We urge a timely negotiation to resolve these problems. One-third of Iowa soybeans go to China and it took years to build that market, and it’s a good, solid market. But, as I stated before, we need to address some of these issues, because we need free and fair trade, but we need to hold our trading partners accountable.”
Earlier that afternoon, at the Democratic convention, Tim Gannon seemed a bit more at ease. He is his party’s candidate for Agriculture Secretary. In the 1980’s, Gannon saw the deep farm crisis ripple through the town of Colfax, where his father ran a John Deere dealership.
“The ripple effect in a small farming town is that you’ll have some farmers go out of business, and some who will cut back on expenses, so they may not expand their operation, so they’re not going to hire somebody to build a new building.
“The example I give when I talk is that my Dad owned the John Deere store and so, growing up, during the farm crisis in the ‘80’s, during the farm crisis, when he wasn’t selling tractors and the folks who worked in the John Deere plants in Iowa weren’t building them. If we have that situation again, where farmers aren’t buying new equipment, it’s going to be tough on those implement dealers and the people they employ, and tough on the people who work in the factories.”

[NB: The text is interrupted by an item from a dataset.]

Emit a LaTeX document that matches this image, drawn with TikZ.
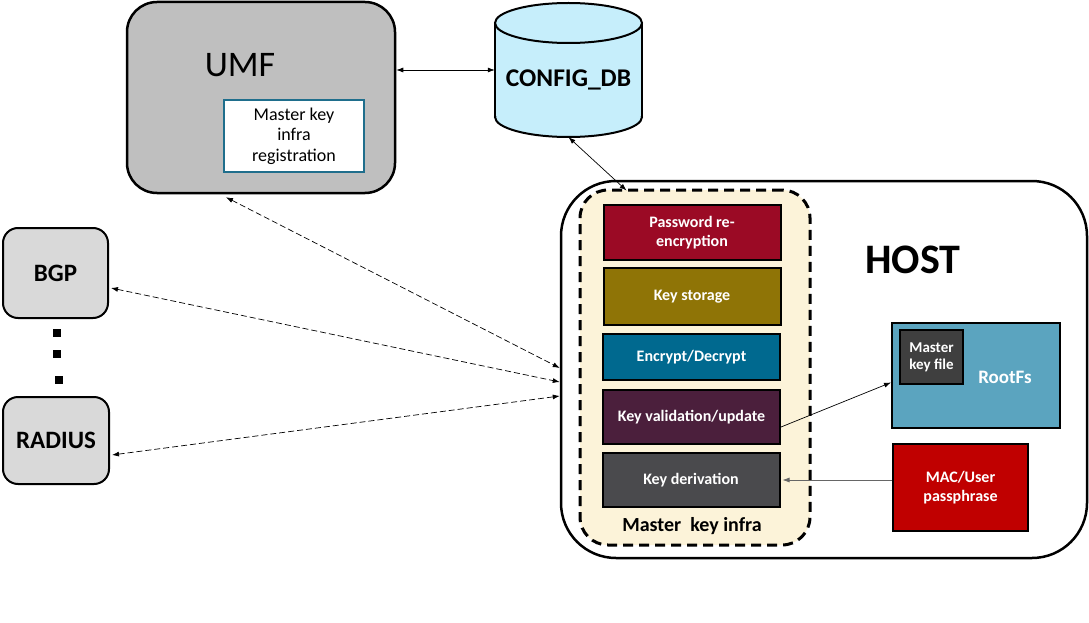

And now, there is the trade war, and the tariffs, and a fight that echoes back to the previous Gilded Age, when tariffs and an unstable economy socked farmers all over the Midwest and gave rise to the Grange, a farm protest movement and, ultimately, to prairie fire populism.
“It’s worst case scenario that seems to be playing out. I think a lot of people hoped we’d tip-toe up to this point and then back away, come to some sort of agreement,” Gannon said. “The problem has been that I don’t think the administration has a plan. You have the Secretary of the Treasury on Sunday saying that there’s not going to be a trade war, and that they’ve got things worked out.

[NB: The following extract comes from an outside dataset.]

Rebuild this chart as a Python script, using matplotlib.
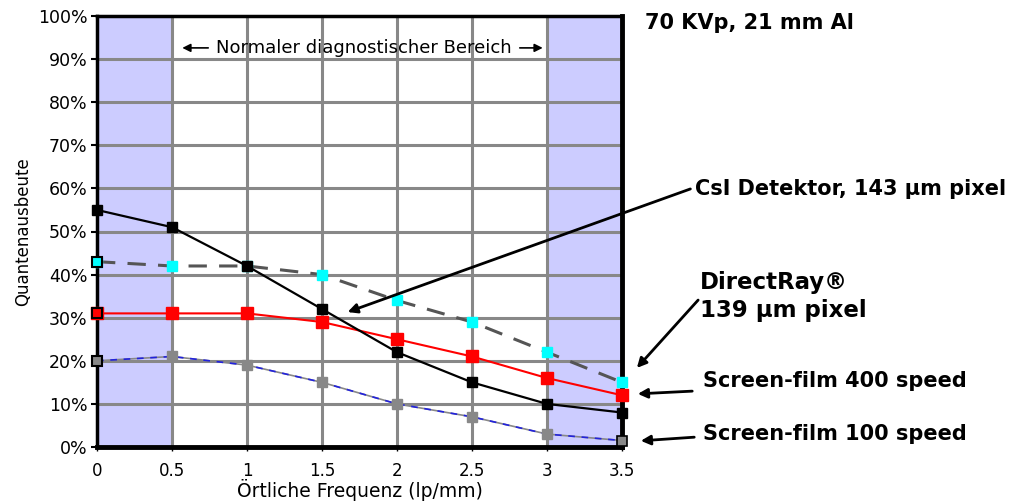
import matplotlib
matplotlib.use("Agg")
import matplotlib.pyplot as plt
from matplotlib.ticker import PercentFormatter

plt.rcParams['font.family'] = ['DejaVu Sans']

freq = [0, 0.5, 1, 1.5, 2, 2.5, 3, 3.5]
csi = [55, 51, 42, 32, 22, 15, 10, 8]
directray = [43, 42, 42, 40, 34, 29, 22, 15]
sf400 = [31, 31, 31, 29, 25, 21, 16, 12]
sf100 = [20, 21, 19, 15, 10, 7, 3, 1.5]

xticks = [0, 0.5, 1, 1.5, 2, 2.5, 3, 3.5]
xticklabels = ['0', '0.5', '1', '1.5', '2', '2.5', '3', '3.5']
yticks = list(range(0, 101, 10))

fig = plt.figure(figsize=(10.18, 5.03), dpi=100)
ax = fig.add_axes([97/1018, 56/503, 525/1018, 431/503])
ax.set_xlim(0, 3.5)
ax.set_ylim(0, 100)

ax.axvspan(0, 0.5, color='#ccccff', zorder=0)
ax.axvspan(3, 3.5, color='#ccccff', zorder=0)

for x in xticks[1:-1]:
    ax.axvline(x, color='#888888', lw=2.2, zorder=1)
for y in yticks[1:-1]:
    ax.axhline(y, color='#888888', lw=2.2, zorder=1)

ms = 7.5
# Screen-film 100
ax.plot(freq, sf100, color='#888888', lw=1.2, zorder=3)
ax.plot(freq, sf100, color='#2222dd', lw=1.2, ls=(0, (4, 4)), zorder=3)
ax.plot(freq[1:-1], sf100[1:-1], ls='none', marker='s', ms=ms, mfc='#888888', mec='#888888', zorder=4, clip_on=False)
ax.plot(freq[-1:], sf100[-1:], ls='none', marker='s', ms=6.5, mfc='#888888', mec='black', mew=1.2, zorder=4, clip_on=False)
ax.plot(freq[:1], sf100[:1], ls='none', marker='s', ms=ms, mfc='#888888', mec='black', mew=1.5, zorder=4, clip_on=False)

# Screen-film 400
ax.plot(freq, sf400, color='red', lw=1.5, zorder=3, marker='s', ms=8, mfc='red', mec='red', clip_on=False)
ax.plot(freq[:1], sf400[:1], ls='none', marker='s', ms=ms, mfc='red', mec='black', mew=1.5, zorder=4, clip_on=False)

# DirectRay
ax.plot(freq, directray, color='#555555', lw=2.2, ls=(0, (6, 4)), zorder=3)
ax.plot(freq, directray, ls='none', marker='s', ms=ms, mfc='cyan', mec='cyan', zorder=4, clip_on=False)
ax.plot(freq[:1], directray[:1], ls='none', marker='s', ms=ms, mfc='cyan', mec='black', mew=1.5, zorder=4, clip_on=False)

# CsI
ax.plot(freq, csi, color='black', lw=1.6, zorder=5, marker='s', ms=ms, mfc='black', mec='black', clip_on=False)

for s in ax.spines.values():
    s.set_linewidth(2.5)
    s.set_color('black')
ax.spines['right'].set_linewidth(3.5)
ax.spines['bottom'].set_linewidth(3.5)

ax.set_xticks(xticks)
ax.set_xticklabels(xticklabels, fontsize=12)
ax.set_yticks(yticks)
ax.yaxis.set_major_formatter(PercentFormatter(decimals=0))
ax.tick_params(axis='y', labelsize=12.5, length=4, width=1.5, direction='out', pad=3)
ax.tick_params(axis='x', length=3, width=1, direction='out', pad=8)
ax.set_xlabel('Örtliche Frequenz (lp/mm)', fontsize=13.5, labelpad=-1)
ax.set_ylabel('Quantenausbeute', fontsize=12, labelpad=4)

# Normal range annotation
ax.annotate('', xy=(0.55, 92.6), xytext=(0.76, 92.6),
            arrowprops=dict(arrowstyle='-|>', color='black', lw=1.2, mutation_scale=12))
ax.annotate('', xy=(2.99, 92.6), xytext=(2.8, 92.6),
            arrowprops=dict(arrowstyle='-|>', color='black', lw=1.2, mutation_scale=12))
ax.text(1.78, 92.6, 'Normaler diagnostischer Bereich', fontsize=13,
        ha='center', va='center', zorder=6)

# Right-side annotations (figure pixel coordinates)
def fx(px):
    return px / 1018
def fy(py):
    return 1 - py / 503

fig.text(fx(645), fy(23), '70 KVp, 21 mm Al', fontsize=15, fontweight='bold', va='center', ha='left')
fig.text(fx(695), fy(189), 'CsI Detektor, 143 µm pixel', fontsize=15, fontweight='bold', va='center', ha='left')
fig.text(fx(700), fy(283), 'DirectRay®', fontsize=16.5, fontweight='bold', va='center', ha='left')
fig.text(fx(700), fy(311), '139 µm pixel', fontsize=16.5, fontweight='bold', va='center', ha='left')
fig.text(fx(703), fy(381), 'Screen-film 400 speed', fontsize=15, fontweight='bold', va='center', ha='left')
fig.text(fx(703), fy(434), 'Screen-film 100 speed', fontsize=15, fontweight='bold', va='center', ha='left')

arrows = [
    ((693, 188), (345, 313)),
    ((700, 298), (635, 370)),
    ((695, 391), (635, 394)),
    ((697, 437), (638, 441)),
]
for (x0, y0), (x1, y1) in arrows:
    fig.add_artist(matplotlib.patches.FancyArrowPatch(
        (fx(x0), fy(y0)), (fx(x1), fy(y1)), transform=fig.transFigure,
        arrowstyle='-|>', mutation_scale=14, color='black', lw=2, zorder=10))

fig.savefig('out.png', dpi=100)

“A couple days later, somebody from the White House says that was a misstatement and the trade war’s back on. Ag groups have been trying to make the case that this is unwanted news. We have not been successful in telling the administration why this is a bad idea for rural America.”
What happened on the farms in the late 19th Century happened because, for good or ill, people connected macro-politics with what was going on in their own lives.
That is a talent we’ve lost in our politics in the ever-denser thickets of the age of mass media. And, with it, like strangers on a dark county road, we’ve lost ourselves with it.